Filter these entries, keeping only lines that hold the word "this".

» **AVAILABLE RECORDS**
*-*-*

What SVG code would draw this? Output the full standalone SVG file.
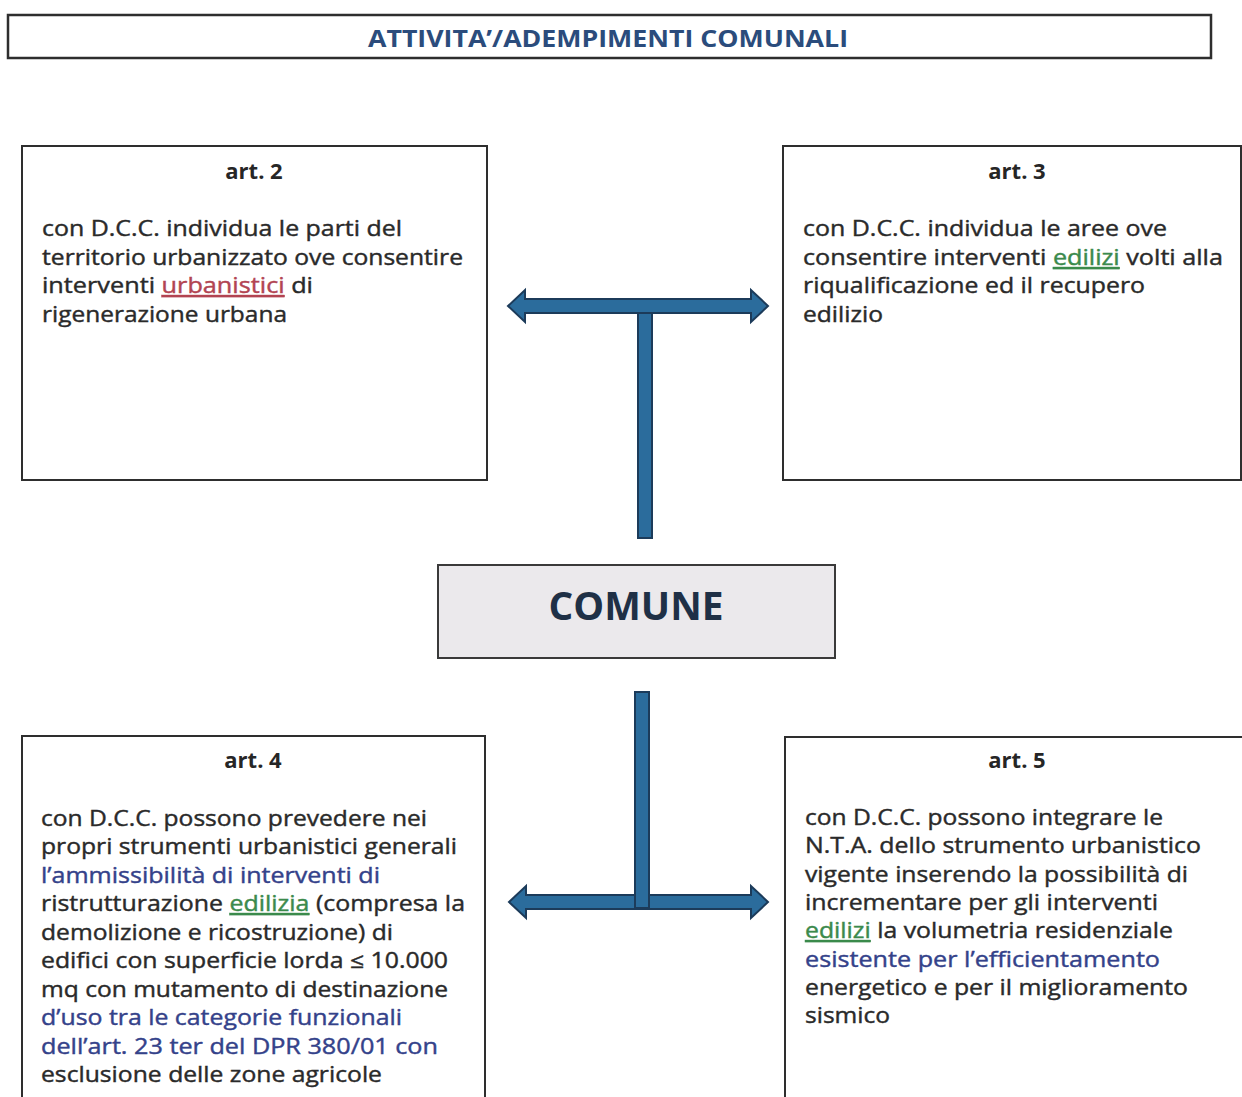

*-*-*

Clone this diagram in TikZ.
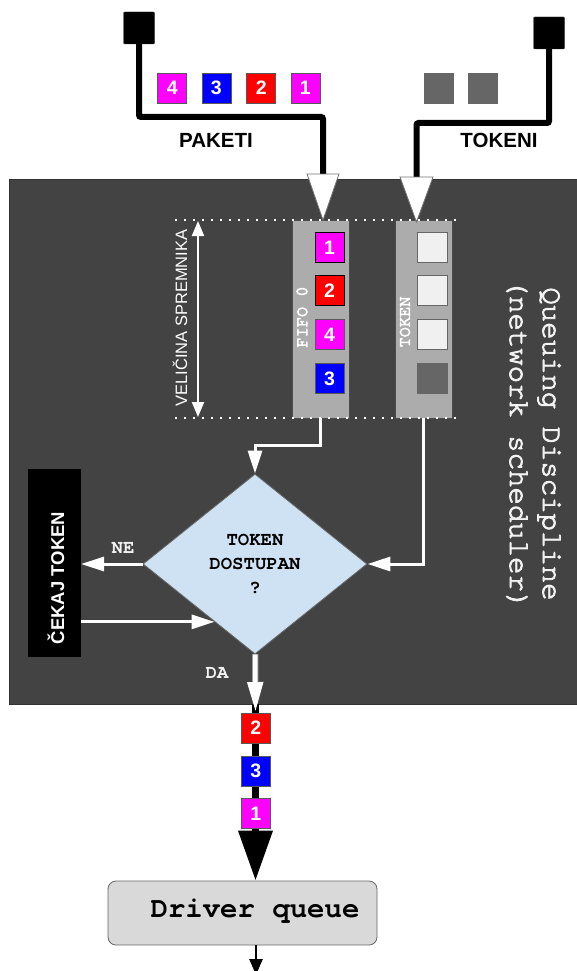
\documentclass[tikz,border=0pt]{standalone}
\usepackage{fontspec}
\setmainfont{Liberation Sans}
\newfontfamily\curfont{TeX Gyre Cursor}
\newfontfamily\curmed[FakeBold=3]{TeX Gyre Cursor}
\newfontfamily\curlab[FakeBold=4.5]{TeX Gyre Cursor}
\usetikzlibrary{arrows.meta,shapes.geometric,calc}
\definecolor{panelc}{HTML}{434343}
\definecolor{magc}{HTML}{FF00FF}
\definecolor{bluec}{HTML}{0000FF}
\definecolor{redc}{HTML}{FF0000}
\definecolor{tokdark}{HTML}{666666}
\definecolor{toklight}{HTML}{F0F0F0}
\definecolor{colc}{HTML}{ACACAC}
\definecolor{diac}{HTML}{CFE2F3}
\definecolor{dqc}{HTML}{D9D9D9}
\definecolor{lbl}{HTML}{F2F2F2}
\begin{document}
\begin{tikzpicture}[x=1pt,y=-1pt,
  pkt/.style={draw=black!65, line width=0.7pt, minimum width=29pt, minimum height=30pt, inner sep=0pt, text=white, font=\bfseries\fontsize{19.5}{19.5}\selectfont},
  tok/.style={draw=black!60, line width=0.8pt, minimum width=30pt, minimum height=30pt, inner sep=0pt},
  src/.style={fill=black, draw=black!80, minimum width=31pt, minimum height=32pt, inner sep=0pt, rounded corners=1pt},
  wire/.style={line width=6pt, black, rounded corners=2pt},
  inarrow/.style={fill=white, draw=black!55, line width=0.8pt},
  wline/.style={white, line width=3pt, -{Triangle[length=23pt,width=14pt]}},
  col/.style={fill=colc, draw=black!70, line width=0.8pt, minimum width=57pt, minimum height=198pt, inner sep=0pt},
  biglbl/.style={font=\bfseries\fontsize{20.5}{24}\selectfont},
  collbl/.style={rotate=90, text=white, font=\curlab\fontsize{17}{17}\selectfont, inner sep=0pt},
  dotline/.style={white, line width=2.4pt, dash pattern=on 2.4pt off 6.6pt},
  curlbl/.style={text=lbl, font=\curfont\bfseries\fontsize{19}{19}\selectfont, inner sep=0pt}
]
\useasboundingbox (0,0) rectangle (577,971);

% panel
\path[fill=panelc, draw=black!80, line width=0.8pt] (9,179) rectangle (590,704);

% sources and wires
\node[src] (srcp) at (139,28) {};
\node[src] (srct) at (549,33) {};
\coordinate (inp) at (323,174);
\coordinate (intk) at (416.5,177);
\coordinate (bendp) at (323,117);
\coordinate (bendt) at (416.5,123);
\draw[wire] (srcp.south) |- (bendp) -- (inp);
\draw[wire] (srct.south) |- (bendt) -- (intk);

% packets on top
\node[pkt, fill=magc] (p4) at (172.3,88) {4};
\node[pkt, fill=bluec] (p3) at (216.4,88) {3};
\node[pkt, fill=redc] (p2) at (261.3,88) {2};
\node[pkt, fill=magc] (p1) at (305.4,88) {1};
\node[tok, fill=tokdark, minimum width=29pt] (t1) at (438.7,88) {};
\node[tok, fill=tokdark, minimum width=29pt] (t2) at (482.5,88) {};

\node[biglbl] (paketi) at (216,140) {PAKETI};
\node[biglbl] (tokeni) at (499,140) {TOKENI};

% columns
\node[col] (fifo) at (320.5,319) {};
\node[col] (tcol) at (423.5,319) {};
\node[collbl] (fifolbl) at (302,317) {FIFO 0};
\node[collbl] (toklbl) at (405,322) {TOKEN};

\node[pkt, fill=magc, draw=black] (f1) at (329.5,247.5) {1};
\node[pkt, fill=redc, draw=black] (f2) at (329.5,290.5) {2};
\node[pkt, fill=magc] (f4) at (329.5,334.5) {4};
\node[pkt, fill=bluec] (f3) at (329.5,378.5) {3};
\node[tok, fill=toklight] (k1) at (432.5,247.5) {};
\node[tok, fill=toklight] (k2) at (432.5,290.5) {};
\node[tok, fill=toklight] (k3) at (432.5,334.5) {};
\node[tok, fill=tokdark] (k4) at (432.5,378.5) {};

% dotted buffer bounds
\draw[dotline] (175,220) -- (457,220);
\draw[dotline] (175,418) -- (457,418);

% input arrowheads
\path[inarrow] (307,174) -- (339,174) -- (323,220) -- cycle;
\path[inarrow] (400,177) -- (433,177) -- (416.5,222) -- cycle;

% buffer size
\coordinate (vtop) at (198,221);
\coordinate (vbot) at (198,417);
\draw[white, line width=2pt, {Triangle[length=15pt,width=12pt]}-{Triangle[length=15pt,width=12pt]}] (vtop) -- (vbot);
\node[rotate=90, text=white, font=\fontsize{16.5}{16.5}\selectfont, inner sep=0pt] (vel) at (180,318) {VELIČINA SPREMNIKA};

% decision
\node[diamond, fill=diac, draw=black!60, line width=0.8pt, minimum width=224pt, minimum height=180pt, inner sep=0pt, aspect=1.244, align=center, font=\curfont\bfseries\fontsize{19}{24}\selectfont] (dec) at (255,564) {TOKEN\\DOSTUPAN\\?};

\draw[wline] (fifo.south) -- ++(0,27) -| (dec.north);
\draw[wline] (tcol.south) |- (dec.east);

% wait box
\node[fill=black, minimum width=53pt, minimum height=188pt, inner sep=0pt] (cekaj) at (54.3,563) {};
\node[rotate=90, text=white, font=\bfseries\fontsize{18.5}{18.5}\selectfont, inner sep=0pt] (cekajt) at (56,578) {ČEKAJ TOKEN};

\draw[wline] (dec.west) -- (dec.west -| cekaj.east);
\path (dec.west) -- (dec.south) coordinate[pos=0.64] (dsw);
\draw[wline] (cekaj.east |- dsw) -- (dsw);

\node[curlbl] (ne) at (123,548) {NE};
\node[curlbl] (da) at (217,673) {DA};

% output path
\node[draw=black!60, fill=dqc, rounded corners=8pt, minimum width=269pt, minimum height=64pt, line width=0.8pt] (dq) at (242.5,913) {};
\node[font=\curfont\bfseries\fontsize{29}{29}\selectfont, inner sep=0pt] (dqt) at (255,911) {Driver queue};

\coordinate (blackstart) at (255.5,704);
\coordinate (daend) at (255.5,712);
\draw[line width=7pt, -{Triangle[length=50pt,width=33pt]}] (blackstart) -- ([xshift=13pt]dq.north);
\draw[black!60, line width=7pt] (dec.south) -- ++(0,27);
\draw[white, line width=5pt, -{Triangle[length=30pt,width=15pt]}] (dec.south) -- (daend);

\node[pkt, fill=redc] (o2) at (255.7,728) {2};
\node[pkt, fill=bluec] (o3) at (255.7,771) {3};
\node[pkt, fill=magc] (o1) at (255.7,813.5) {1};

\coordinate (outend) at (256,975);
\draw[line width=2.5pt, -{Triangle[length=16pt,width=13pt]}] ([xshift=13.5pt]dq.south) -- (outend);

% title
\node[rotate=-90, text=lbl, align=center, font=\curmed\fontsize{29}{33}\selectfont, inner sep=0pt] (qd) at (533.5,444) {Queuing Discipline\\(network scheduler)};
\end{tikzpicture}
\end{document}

*-*-*

» **EXPECTED ANSWER**
What SVG code would draw this? Output the full standalone SVG file.
Clone this diagram in TikZ.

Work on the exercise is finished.